Old and new media clashed on CNN's "Reliable Sources" Sunday.
After CBS News Congressional correspondent Nancy Cordes blamed Andrew Breitbart for her network's slow response to the ongoing Weinergate scandal, Gawker staff writer Maureen O'Connor said, "I think even if that's the case, it was very quickly that you could have looked into this story and verified it for yourself" (video follows with trancript and commentary):
HOWARD KURTZ, HOST: So what about Jeff’s point, I mean, did this deserve air time on the CBS Evening News or not?
NANCY CORDES, CBS NEWS CONGRESSIONAL CORRESPONDENT: Well, we actually didn't cover it on Saturday, on Sunday, on Monday, on Tuesday because there were a lot of red flags to the story. As you have pointed out as well.
KURTZ: Maybe he was a victim.
CORDES: Maybe he was a victim. He insisted from the very beginning he had nothing to do with this, it was a prank. The person who reported it, Andrew Breitbart, has a history of taking Democrats out of context and smearing them. The person who discovered this…

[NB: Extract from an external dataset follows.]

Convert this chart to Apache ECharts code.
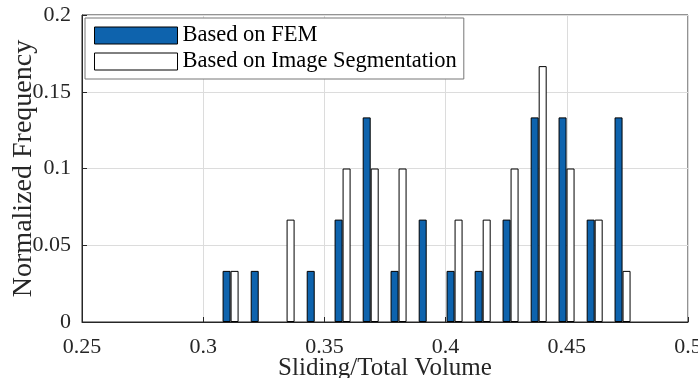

KURTZ: That was not the case here though.
CORDES: The person who discovered the tweet, except, but that was a reason people were going slow on the story.
KURTZ: So, you were wary?
CORDES: We were wary?
Moments later, Gawker’s O’Connor struck back:
KURTZ: Maureen, do you see a serious side to this outside the world of Gawker, or is this story kind of shear entertainment?
MAUREEN O’CONNOR, STAFF WRITER FOR GAWKER: You know, one thing I do take issue with is, as Nancy mentioned, at first people didn't take the story seriously because it showed up on Andrew Breitbart’s website, and they say he has a history of trying to smear people. I think even if that's the case, it was very quickly that you could have looked into this story and verified it for yourself. It didn't take a lot of effort to realize that Anthony Weiner admitted, yes, this showed up in my Twitter feed. So, it clearly wasn't some kind of like imaginary thing. He admitted, yes, this happened.
So, I think that it makes sense that people did ask questions, and after that, once he answered his questions, it was by the time he got to interview four, five. That’s where it was in his power to make it stop if he wanted to, but all of a sudden we have this man who seems to want to give many, many interviews about his own genitals. So, I think on that hand, that's why in the beginning it was a relevant story. And I think it is important for people, even if a story burbles up through an untraditional, non-mainstream medium, if it seems like a real story, I think people do have an obligation to investigate it.
Indeed, but that didn't prevent a number of news outlets from fixating on Breitbart to minimize the seriousness of this issue. Not coincidentally, as NewsBusters reported Thursday, Cordes was part of that red herring.
But as O'Connor accurately noted, regardless of what one of the original sources was, this was an easy issue to investigate the veracity of, and all this finger-pointing at Breitbart as the reason for why some news outlets were slow on the uptake is nonsense.